Being a staunch chossid of Rabbi Yisroel of Tchortkov
zt"l, all his life was focused on following his
Rebbe's legacy. In chinuch habonim especially, he set
an example for his own children and involved himself in being
building mosdos Torah for the community. As one of the
founders of the Machazikei Hadas Kehilla, he was instrumental
in bringing over Rav Feldman, reorganizing the shechita,
and building the mikveh and the shul. He
was also one of the founders of Jewish Day School which was
the first orthodox school in Manchester and the first school
to get official recognition and later state aid. Later he
also helped to found the Jewish High School.

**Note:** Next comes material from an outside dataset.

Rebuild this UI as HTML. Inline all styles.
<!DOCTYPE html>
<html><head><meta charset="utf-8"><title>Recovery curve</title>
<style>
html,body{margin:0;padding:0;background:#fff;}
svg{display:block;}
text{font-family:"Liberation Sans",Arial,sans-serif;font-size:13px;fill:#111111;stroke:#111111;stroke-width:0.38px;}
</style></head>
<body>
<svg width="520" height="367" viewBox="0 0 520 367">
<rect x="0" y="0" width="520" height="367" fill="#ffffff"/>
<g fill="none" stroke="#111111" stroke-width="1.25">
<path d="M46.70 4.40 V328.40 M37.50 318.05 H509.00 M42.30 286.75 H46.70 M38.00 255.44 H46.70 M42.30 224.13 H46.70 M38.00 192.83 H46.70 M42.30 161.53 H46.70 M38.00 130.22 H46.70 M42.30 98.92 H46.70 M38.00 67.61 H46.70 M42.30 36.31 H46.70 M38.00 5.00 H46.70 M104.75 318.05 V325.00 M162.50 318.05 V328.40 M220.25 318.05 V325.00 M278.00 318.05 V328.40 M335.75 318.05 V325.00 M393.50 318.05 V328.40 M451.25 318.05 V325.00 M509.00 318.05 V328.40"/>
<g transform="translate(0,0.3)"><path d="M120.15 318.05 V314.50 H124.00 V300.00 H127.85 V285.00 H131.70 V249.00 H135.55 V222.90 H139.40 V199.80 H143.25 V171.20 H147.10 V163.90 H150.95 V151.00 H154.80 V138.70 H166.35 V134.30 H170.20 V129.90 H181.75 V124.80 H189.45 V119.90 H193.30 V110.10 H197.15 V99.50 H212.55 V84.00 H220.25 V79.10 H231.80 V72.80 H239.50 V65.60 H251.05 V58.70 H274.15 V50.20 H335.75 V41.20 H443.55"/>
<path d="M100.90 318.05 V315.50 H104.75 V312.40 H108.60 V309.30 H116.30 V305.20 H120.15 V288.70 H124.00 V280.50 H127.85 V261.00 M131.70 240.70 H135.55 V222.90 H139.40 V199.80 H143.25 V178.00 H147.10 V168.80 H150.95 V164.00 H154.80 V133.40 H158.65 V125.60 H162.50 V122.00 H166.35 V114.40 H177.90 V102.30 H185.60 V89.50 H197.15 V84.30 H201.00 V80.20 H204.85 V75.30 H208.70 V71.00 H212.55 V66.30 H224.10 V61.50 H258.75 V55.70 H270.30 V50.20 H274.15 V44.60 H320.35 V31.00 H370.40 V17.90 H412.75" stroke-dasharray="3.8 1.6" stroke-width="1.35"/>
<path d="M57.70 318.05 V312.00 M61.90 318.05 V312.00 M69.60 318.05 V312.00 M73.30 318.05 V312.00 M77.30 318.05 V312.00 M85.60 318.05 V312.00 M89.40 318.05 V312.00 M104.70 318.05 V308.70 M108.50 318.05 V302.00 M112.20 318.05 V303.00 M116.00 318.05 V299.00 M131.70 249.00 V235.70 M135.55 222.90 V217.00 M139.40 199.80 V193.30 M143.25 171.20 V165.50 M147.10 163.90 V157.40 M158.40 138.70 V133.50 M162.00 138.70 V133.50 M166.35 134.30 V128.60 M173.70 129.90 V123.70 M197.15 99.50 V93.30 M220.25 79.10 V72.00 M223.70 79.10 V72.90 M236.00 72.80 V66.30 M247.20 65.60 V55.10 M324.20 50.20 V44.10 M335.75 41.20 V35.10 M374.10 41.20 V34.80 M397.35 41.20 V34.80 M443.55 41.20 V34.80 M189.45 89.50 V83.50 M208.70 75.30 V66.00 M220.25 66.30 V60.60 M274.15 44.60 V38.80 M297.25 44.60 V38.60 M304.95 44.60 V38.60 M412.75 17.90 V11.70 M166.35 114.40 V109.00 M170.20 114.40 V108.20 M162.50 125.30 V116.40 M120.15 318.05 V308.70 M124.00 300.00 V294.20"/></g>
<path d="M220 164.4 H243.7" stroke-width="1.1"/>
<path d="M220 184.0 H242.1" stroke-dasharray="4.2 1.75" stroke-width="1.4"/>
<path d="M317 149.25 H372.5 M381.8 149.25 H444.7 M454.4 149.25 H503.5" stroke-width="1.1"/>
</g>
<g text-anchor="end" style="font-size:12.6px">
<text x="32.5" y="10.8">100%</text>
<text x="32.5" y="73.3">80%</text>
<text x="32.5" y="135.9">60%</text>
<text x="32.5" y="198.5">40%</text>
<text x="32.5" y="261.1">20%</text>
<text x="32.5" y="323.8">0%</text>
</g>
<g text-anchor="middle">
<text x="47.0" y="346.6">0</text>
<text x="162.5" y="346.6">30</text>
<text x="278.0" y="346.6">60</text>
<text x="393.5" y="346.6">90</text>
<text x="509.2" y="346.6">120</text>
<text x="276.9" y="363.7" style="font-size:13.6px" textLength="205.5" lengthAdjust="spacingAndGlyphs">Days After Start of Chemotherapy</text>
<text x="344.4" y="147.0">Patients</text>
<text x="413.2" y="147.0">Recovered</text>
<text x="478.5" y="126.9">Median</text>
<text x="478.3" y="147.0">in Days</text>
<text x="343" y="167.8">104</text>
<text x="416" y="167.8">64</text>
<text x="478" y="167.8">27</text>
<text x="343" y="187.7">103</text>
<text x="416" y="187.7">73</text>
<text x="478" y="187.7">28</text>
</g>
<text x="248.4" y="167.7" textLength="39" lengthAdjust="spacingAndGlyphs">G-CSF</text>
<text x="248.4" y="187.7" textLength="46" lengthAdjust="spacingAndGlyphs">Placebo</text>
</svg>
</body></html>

He was one of the main Aguda activists who, in the dark war
years, toiled day and night trying to bring over refugees
from war-torn Europe. With many refugees arriving, Rav
Yosef's house at 69 Wellington St. became both a bayis
posuach lirvocho and a beis vaad lechachomim. When
the Aguda building was destroyed by a Nazi air raid, he
bought a new Aguda house at 35a Northumberland Street.
Despite all his askonus he found time to learn, and
always had a fiery spark when retelling a vort or an
interesting source for an old minhag.
Rav Yosef's own legacy was his being medakdek bemitzvos
and a true example of al titosh toras imecho. His
hachonos and dveikus for tekias shofar
for the six decades he was a baal tokea in
Machazikei Hadas, were legendary.
Hoshanna Raboh, the yahrtzeit of the Alter Tchortkover
Rebbe, was the day his children, einiklech and many
others would look forward to. Rav Yosef would sit in the
Succah keep all present spellbound by recounting stories of
the Tchortkover and Ruzhiner Rebbes.
He was for many years a neighbor of the late Manchester Rosh
Hayeshiva zt"l with whom he was very close and with
whom he would exchange brochos every erev Yom
Kippur.
His place of business was a mokom Torah and
tefilla, where he always sat surrounded by his
numerous seforim.
As he got older and his health started to decline, everyone
was in awe about his tenacity not to miss tefilla
betzibbur. Even in his last few weeks, he forced himself
to eat a kezayis challah for seudas Shabbos,
and on motzei Shabbos for melave malka. On
a recent occasion when asked why he was zoche to
arichas yomim he answered that he never missed washing
for seuda shelishis and melave malka all his
life, since his bar mitzvah.
Hundreds of people came to pay respect to the niftar
at the levaya on Sunday afternoon and, according
to his expressed wishes, no hespedim were said.
May he be a melitz yosher for his devoted wife who
stood beside him all those years, his children,
grandchildren, great and great-great-grandchildren, who are
all following the path along which he led them.